TASK PROMPT => Compile every line that includes the word "this".

··· EXCERPTED DATA ···

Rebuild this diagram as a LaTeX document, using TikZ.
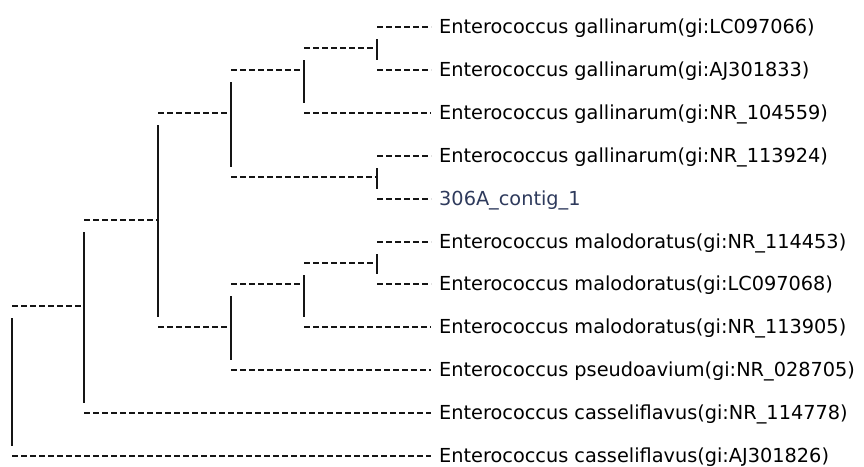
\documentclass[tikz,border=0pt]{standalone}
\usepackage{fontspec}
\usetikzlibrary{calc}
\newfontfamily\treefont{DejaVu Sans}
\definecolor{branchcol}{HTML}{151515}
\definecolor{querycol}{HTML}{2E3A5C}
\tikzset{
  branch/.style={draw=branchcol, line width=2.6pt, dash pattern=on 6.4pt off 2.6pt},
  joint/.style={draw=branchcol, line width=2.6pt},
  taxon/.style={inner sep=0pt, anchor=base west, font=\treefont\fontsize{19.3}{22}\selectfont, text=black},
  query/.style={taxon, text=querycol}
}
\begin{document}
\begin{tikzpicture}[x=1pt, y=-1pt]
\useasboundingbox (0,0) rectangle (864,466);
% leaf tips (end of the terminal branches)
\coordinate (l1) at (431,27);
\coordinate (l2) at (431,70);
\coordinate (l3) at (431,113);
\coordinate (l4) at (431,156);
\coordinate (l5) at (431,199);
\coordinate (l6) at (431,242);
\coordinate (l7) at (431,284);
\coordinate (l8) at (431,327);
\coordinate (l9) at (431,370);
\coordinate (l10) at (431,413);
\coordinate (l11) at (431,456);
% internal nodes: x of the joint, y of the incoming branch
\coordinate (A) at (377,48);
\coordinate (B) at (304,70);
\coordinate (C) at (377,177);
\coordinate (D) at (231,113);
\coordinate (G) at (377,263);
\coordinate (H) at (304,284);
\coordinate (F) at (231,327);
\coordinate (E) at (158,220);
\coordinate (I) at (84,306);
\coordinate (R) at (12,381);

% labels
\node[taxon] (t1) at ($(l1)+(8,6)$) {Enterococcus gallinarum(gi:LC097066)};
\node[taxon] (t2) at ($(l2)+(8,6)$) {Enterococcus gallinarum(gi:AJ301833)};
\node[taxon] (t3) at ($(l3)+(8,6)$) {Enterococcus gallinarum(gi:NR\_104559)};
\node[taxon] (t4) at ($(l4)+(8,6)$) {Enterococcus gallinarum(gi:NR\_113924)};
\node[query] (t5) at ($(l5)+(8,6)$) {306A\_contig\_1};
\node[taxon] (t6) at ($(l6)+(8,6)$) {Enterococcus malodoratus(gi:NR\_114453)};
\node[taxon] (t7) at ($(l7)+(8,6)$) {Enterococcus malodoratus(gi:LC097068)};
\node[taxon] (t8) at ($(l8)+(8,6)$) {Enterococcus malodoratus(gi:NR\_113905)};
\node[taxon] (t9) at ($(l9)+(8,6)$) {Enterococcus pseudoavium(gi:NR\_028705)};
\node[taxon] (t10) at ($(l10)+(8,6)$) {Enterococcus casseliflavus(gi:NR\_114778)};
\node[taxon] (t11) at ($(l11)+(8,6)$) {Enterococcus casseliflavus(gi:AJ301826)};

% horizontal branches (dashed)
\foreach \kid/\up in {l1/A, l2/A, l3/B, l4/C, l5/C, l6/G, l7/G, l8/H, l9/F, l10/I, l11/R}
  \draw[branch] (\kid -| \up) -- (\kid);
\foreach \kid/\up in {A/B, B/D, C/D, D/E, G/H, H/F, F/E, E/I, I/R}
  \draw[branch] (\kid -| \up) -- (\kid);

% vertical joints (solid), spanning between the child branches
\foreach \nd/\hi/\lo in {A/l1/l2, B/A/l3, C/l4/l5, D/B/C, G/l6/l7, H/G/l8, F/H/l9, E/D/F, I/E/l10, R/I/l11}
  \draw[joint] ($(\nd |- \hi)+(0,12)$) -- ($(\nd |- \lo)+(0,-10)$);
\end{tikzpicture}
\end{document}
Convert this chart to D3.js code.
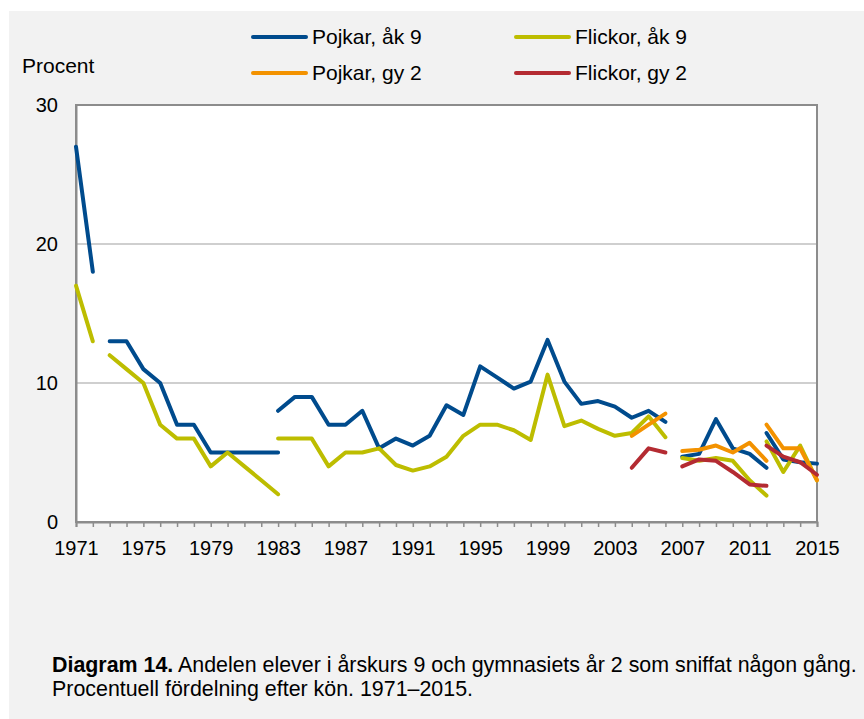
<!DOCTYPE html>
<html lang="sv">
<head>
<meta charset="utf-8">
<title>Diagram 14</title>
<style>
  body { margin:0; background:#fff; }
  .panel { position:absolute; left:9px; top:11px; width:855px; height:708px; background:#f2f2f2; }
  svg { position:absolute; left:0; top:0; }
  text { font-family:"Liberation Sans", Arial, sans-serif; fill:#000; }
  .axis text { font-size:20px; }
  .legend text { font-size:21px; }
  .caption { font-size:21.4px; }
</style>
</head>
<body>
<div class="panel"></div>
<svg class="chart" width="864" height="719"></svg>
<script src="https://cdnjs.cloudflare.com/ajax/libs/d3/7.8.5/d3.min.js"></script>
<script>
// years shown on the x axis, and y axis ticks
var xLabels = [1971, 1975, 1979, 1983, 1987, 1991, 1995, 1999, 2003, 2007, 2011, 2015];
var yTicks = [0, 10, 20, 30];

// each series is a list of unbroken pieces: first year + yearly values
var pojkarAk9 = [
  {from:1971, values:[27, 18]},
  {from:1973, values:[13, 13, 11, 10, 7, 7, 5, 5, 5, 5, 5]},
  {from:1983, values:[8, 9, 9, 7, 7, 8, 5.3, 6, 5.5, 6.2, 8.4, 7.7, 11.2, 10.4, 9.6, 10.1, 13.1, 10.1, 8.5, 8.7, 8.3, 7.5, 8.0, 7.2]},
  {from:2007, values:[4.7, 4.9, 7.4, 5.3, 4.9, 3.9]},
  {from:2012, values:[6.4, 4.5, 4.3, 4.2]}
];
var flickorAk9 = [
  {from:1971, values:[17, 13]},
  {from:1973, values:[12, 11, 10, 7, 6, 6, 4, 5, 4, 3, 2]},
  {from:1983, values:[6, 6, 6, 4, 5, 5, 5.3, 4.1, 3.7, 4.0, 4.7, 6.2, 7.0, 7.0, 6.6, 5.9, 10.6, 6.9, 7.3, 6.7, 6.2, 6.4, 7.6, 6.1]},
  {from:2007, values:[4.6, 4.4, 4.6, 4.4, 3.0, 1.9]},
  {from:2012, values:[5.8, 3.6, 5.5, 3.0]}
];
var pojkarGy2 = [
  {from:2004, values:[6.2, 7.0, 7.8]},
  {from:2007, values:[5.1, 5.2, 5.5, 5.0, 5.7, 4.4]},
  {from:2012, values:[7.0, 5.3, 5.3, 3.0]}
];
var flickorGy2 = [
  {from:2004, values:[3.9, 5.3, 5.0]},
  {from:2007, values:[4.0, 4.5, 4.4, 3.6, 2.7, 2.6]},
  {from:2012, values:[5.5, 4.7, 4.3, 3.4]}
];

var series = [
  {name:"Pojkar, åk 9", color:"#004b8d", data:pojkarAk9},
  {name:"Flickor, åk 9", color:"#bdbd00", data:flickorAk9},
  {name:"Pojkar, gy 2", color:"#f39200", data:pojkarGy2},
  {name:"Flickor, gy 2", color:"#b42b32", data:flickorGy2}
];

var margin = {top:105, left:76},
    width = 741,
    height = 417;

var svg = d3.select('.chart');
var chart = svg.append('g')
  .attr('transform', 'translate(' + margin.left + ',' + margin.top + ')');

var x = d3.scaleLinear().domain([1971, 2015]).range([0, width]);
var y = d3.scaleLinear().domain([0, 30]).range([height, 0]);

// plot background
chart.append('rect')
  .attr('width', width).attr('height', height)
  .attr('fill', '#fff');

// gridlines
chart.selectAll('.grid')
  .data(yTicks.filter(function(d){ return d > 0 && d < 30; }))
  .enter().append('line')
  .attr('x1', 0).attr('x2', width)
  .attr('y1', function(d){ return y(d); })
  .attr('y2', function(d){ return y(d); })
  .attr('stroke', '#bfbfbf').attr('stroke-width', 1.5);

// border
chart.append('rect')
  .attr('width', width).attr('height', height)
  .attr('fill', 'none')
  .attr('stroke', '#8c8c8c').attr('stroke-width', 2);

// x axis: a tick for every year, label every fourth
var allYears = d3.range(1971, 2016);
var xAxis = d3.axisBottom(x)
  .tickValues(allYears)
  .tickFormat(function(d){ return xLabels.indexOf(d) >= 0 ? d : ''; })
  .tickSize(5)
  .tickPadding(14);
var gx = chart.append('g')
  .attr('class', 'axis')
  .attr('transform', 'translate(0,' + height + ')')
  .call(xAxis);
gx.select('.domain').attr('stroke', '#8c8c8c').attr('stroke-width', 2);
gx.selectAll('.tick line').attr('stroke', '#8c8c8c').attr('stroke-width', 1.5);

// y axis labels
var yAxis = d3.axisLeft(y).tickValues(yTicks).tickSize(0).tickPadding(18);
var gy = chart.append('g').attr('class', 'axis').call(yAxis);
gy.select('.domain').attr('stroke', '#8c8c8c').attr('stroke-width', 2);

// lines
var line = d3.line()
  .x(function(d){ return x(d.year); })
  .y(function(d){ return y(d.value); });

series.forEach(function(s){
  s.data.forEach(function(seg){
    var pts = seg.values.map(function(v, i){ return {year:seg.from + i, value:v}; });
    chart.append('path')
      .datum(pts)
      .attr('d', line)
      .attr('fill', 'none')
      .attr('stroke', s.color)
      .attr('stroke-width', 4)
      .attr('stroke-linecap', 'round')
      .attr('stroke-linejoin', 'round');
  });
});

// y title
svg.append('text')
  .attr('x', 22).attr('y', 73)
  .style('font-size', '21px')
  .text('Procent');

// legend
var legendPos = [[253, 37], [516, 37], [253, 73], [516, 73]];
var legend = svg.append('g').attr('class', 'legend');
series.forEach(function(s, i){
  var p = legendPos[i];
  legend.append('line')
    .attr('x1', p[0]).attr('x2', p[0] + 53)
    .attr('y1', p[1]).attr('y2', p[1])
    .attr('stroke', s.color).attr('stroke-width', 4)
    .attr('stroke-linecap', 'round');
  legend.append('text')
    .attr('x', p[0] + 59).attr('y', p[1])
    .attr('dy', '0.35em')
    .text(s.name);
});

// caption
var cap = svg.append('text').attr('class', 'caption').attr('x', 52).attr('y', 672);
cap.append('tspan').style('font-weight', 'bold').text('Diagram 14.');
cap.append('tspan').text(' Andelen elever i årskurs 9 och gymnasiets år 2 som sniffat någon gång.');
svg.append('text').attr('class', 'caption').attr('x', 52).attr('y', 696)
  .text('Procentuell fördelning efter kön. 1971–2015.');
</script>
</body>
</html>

···

THE RESULT =>
Rebuild this diagram as a LaTeX document, using TikZ.
Convert this chart to D3.js code.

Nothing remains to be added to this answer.